Submitted by: Jeanne (Mom)
My Tribute: MY HOLIDAY MESSAGE TO ALL:
A few days ago, on a chilly morning in October, I woke up and was amazed to see the change in leaves had arrived. Overnight, the world had gone from green to brown, to just a touch of gold, and red. Squirrels were busy gathering nuts. Geese were flying over our house, honking loudly as they made their way south. It was beautiful! Later that day, I heard someone in my home actually humming! How dare they!
But . . . I was alone. It was me. That was the straw that broke the camel’s back. Suddenly, it hit me. And no matter how guilty I feel in acknowledging it, I have to tell you. I am looking forward to the holidays. Oh . . . my . . . goodness! How can this be? Why is this happening?

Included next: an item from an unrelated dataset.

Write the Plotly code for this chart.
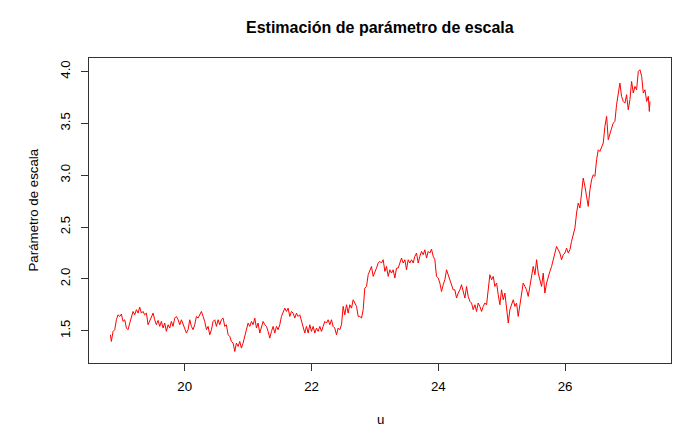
import plotly.graph_objects as go

# Threshold u and the estimated scale parameter at each threshold
u = [
    18.827, 18.842, 18.869, 18.895, 18.921, 18.947, 18.974, 19.000, 19.026, 19.053,
    19.079, 19.105, 19.132, 19.158, 19.184, 19.210, 19.237, 19.263, 19.289, 19.316,
    19.342, 19.368, 19.395, 19.421, 19.447, 19.474, 19.500, 19.526, 19.552, 19.579,
    19.605, 19.631, 19.658, 19.684, 19.710, 19.737, 19.763, 19.789, 19.815, 19.842,
    19.868, 19.894, 19.921, 19.947, 19.973, 20.000, 20.026, 20.052, 20.079, 20.105,
    20.131, 20.157, 20.184, 20.210, 20.236, 20.263, 20.289, 20.315, 20.342, 20.368,
    20.394, 20.421, 20.447, 20.473, 20.500, 20.526, 20.552, 20.578, 20.605, 20.631,
    20.657, 20.684, 20.710, 20.736, 20.763, 20.789, 20.815, 20.842, 20.868, 20.894,
    20.920, 20.947, 20.973, 20.999, 21.026, 21.052, 21.078, 21.105, 21.131, 21.157,
    21.184, 21.210, 21.236, 21.263, 21.289, 21.315, 21.341, 21.368, 21.394, 21.420,
    21.447, 21.473, 21.499, 21.526, 21.552, 21.578, 21.605, 21.631, 21.657, 21.683,
    21.710, 21.736, 21.762, 21.789, 21.815, 21.841, 21.868, 21.894, 21.920, 21.947,
    21.973, 21.999, 22.026, 22.052, 22.078, 22.104, 22.131, 22.157, 22.183, 22.210,
    22.236, 22.262, 22.289, 22.315, 22.341, 22.367, 22.394, 22.420, 22.446, 22.473,
    22.499, 22.525, 22.552, 22.578, 22.604, 22.631, 22.657, 22.683, 22.710, 22.736,
    22.762, 22.789, 22.815, 22.841, 22.868, 22.894, 22.920, 22.946, 22.973, 22.999,
    23.025, 23.052, 23.078, 23.104, 23.131, 23.157, 23.183, 23.210, 23.236, 23.262,
    23.288, 23.315, 23.341, 23.367, 23.394, 23.420, 23.446, 23.473, 23.499, 23.525,
    23.551, 23.578, 23.604, 23.630, 23.657, 23.683, 23.709, 23.736, 23.762, 23.788,
    23.815, 23.841, 23.867, 23.893, 23.920, 23.946, 23.972, 23.999, 24.025, 24.051,
    24.078, 24.104, 24.130, 24.157, 24.183, 24.209, 24.235, 24.262, 24.288, 24.314,
    24.341, 24.367, 24.393, 24.420, 24.446, 24.472, 24.499, 24.525, 24.551, 24.578,
    24.604, 24.630, 24.656, 24.683, 24.709, 24.735, 24.762, 24.788, 24.814, 24.841,
    24.867, 24.893, 24.920, 24.946, 24.972, 24.998, 25.025, 25.051, 25.077, 25.104,
    25.130, 25.156, 25.183, 25.209, 25.235, 25.261, 25.288, 25.314, 25.340, 25.367,
    25.393, 25.419, 25.446, 25.472, 25.498, 25.525, 25.551, 25.577, 25.603, 25.630,
    25.656, 25.682, 25.709, 25.735, 25.761, 25.788, 25.814, 25.840, 25.866, 25.893,
    25.919, 25.945, 25.972, 25.998, 26.024, 26.051, 26.077, 26.103, 26.130, 26.156,
    26.182, 26.208, 26.235, 26.261, 26.287, 26.314, 26.340, 26.366, 26.393, 26.419,
    26.445, 26.472, 26.498, 26.524, 26.550, 26.577, 26.603, 26.629, 26.656, 26.682,
    26.708, 26.735, 26.761, 26.787, 26.813, 26.840, 26.866, 26.892, 26.919, 26.945,
    26.971, 26.998, 27.024, 27.050, 27.077, 27.103, 27.129, 27.156, 27.182, 27.209,
    27.235, 27.261, 27.288, 27.314, 27.330, 27.340,
]

escala = [
    1.461, 1.397, 1.494, 1.510, 1.606, 1.654, 1.638, 1.661, 1.590, 1.606,
    1.526, 1.510, 1.574, 1.622, 1.686, 1.654, 1.703, 1.670, 1.728, 1.670,
    1.686, 1.654, 1.670, 1.558, 1.590, 1.638, 1.670, 1.606, 1.558, 1.600,
    1.542, 1.590, 1.526, 1.574, 1.494, 1.558, 1.526, 1.590, 1.542, 1.622,
    1.638, 1.606, 1.558, 1.606, 1.558, 1.526, 1.478, 1.510, 1.606, 1.542,
    1.510, 1.558, 1.638, 1.622, 1.654, 1.686, 1.638, 1.590, 1.510, 1.542,
    1.461, 1.510, 1.590, 1.606, 1.542, 1.606, 1.558, 1.606, 1.622, 1.542,
    1.558, 1.461, 1.445, 1.397, 1.381, 1.300, 1.381, 1.349, 1.397, 1.333,
    1.381, 1.445, 1.494, 1.574, 1.542, 1.590, 1.558, 1.622, 1.526, 1.574,
    1.478, 1.526, 1.590, 1.558, 1.542, 1.494, 1.429, 1.494, 1.542, 1.478,
    1.542, 1.510, 1.558, 1.638, 1.670, 1.718, 1.686, 1.718, 1.638, 1.686,
    1.670, 1.622, 1.670, 1.638, 1.654, 1.590, 1.526, 1.478, 1.542, 1.478,
    1.558, 1.494, 1.542, 1.478, 1.526, 1.494, 1.542, 1.494, 1.542, 1.590,
    1.574, 1.606, 1.558, 1.606, 1.542, 1.526, 1.461, 1.526, 1.510, 1.558,
    1.735, 1.654, 1.751, 1.670, 1.751, 1.718, 1.799, 1.767, 1.735, 1.638,
    1.638, 1.622, 1.703, 1.911, 1.927, 2.040, 2.088, 2.120, 2.024, 2.056,
    2.104, 2.153, 2.169, 2.153, 2.185, 2.072, 2.120, 2.024, 2.088, 2.056,
    2.088, 2.008, 2.104, 2.104, 2.153, 2.201, 2.153, 2.185, 2.088, 2.185,
    2.153, 2.185, 2.153, 2.217, 2.249, 2.153, 2.217, 2.265, 2.233, 2.281,
    2.201, 2.265, 2.249, 2.287, 2.217, 2.185, 2.024, 2.008, 1.960, 1.879,
    1.944, 1.992, 2.088, 2.040, 1.992, 1.960, 1.895, 1.895, 1.815, 1.863,
    1.895, 1.944, 1.863, 1.815, 1.927, 1.831, 1.783, 1.767, 1.703, 1.751,
    1.686, 1.767, 1.735, 1.686, 1.735, 1.767, 1.751, 1.895, 2.040, 1.992,
    2.024, 1.927, 1.960, 1.847, 1.751, 1.895, 1.799, 1.863, 1.735, 1.574,
    1.703, 1.751, 1.799, 1.735, 1.767, 1.638, 1.767, 1.863, 1.960, 1.927,
    1.895, 1.831, 1.927, 1.992, 2.120, 2.040, 2.185, 2.056, 1.976, 1.927,
    2.056, 1.863, 1.960, 2.024, 2.072, 2.120, 2.185, 2.233, 2.313, 2.281,
    2.249, 2.185, 2.233, 2.249, 2.297, 2.249, 2.281, 2.362, 2.442, 2.490,
    2.635, 2.731, 2.683, 2.860, 2.972, 2.892, 2.795, 2.699, 2.860, 2.956,
    3.004, 2.988, 3.149, 3.245, 3.229, 3.277, 3.310, 3.470, 3.567, 3.342,
    3.406, 3.454, 3.503, 3.519, 3.679, 3.776, 3.888, 3.760, 3.711, 3.695,
    3.776, 3.631, 3.728, 3.904, 3.792, 3.856, 3.824, 4.001, 4.017, 3.953,
    3.792, 3.824, 3.711, 3.760, 3.615, 3.711,
]

x_ticks = [20, 22, 24, 26]
y_ticks = [1.5, 2.0, 2.5, 3.0, 3.5, 4.0]
y_tick_text = ["1.5", "2.0", "2.5", "3.0", "3.5", "4.0"]

font_family = "Liberation Sans, Arial, sans-serif"
frame = "#333333"
text_size = 13.3

fig = go.Figure(
    go.Scatter(
        x=u,
        y=escala,
        mode="lines",
        line=dict(color="#FF0000", width=1),
        hoverinfo="x+y",
    )
)

fig.update_layout(
    width=690,
    height=428,
    margin=dict(l=89, r=19, t=58, b=65),
    paper_bgcolor="white",
    plot_bgcolor="white",
    showlegend=False,
    font=dict(family=font_family, size=text_size, color="black"),
    xaxis=dict(
        range=[18.489, 27.672],
        tickvals=x_ticks,
        ticks="outside",
        ticklen=7,
        tickwidth=1,
        tickcolor=frame,
        showline=True,
        linecolor=frame,
        linewidth=1,
        mirror=True,
        showgrid=False,
        zeroline=False,
        tickfont=dict(size=text_size, color="black"),
        ticklabelstandoff=4,
    ),
    yaxis=dict(
        range=[1.189, 4.130],
        tickvals=y_ticks,
        ticktext=y_tick_text,
        tickangle=-90,
        ticks="outside",
        ticklen=7,
        tickwidth=1,
        tickcolor=frame,
        showline=True,
        linecolor=frame,
        linewidth=1,
        mirror=True,
        showgrid=False,
        zeroline=False,
        tickfont=dict(size=text_size, color="black"),
        ticklabelstandoff=6,
    ),
    annotations=[
        dict(
            text="<b>Estimación de parámetro de escala</b>",
            xref="paper", yref="paper", x=0.5, y=1,
            xanchor="center", yanchor="middle", yshift=31,
            showarrow=False, font=dict(size=16, family=font_family, color="black"),
        ),
        dict(
            text="u",
            xref="paper", yref="paper", x=0.5, y=0,
            xanchor="center", yanchor="middle", yshift=-56,
            showarrow=False, font=dict(size=text_size, family=font_family, color="black"),
        ),
        dict(
            text="Parámetro de escala",
            xref="paper", yref="paper", x=0, y=0.5,
            xanchor="center", yanchor="middle", xshift=-56,
            textangle=-90,
            showarrow=False, font=dict(size=text_size, family=font_family, color="black"),
        ),
    ],
)

fig.write_html("out.html")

Well, after much pondering and prayer, I think I know why. I was focused on the black and white, on the physical, on that which can be seen and physically felt. The first year was spent looking through a lens that was distorted and scarred by an intense, physical and overwhelming grief. Oh, how I miss my son!
I had focused on what was missing rather than on what was still here. The missing is still missing and it always will be! But those still here deserve more of what is left of me. Yes, I think I get it!!
I feel I’ve learned how to not only endure—but to enjoy—a memory that can only be defined as bittersweet. I’ve come to appreciate that feeling emotional is really about feeling impassioned and alive. I grieve deeply because I loved Ryan so very, very much. What a special person Ryan really was! So many people really cared about him. Oh, to be so loved!! And it is ok, really, that is why waterproof mascara really exists! And I think this year, as the songs start to play on the radio and the cards begin filling the mailbox, I will choose a different lens. I will choose a lens that captures that which we cannot see or physically touch, but that we know is there, just the same. A lens that goes beyond the black and white. I will choose to see color!
I will hang Ryan’s stocking beside ours, buy gifts in his name, play Santa for my granddaughter Lottie, light candles in his memory, and put a small holiday tree by his memorial, out under the big oak tree on our farm in Tennessee. But this year, I hope to do these things with joy rather than with bitterness and sorrow. This year, I want to grasp the hand of a homeless mother, and kiss the cheek of a newborn baby. I will go the mall to watch Santa as he holds wiggly, crying toddlers on his lap. I will dive around to view the Christmas decorations. I want to sing “Silent Night” on a clear, cold night in mid-December when it feels as if the entire world is sleeping. I want to feel the Christmas again that we cannot see. It is about hope and faith and love.
This year, I want to remember who I really am. I want to make Ryan and his little brother, Joe proud of me. I want them to know there is a strength that comes from prayer and peaceful introspection. So, to my friends and family, please, don’t ever be afraid to say his name! Ryan lived a full life in a short amount of time. He truly had no enemies. His life had purpose. He was dearly loved and is truly missed! He is both under my oak tree and traveling the open sea! How he would love both of those ideas!! I want to enjoy the months and years ahead. Not because I need to or because someone says it’s time to—but because—well, because I can. I can choose it. This year, I want to find the magic before it is time to put away the boxes. And I won’t stop searching until I find it. I choose to believe. So, let the tears fall from time to time, but with God’s good grace, I will choose to believe in seeing the color again. I know it is there, waiting for me. After all, it is what Ryan would want for me, of that I am very sure. Merry Christmas to all of us left behind. Love each other. Hug each other and most of all….forgive each other. Everyday!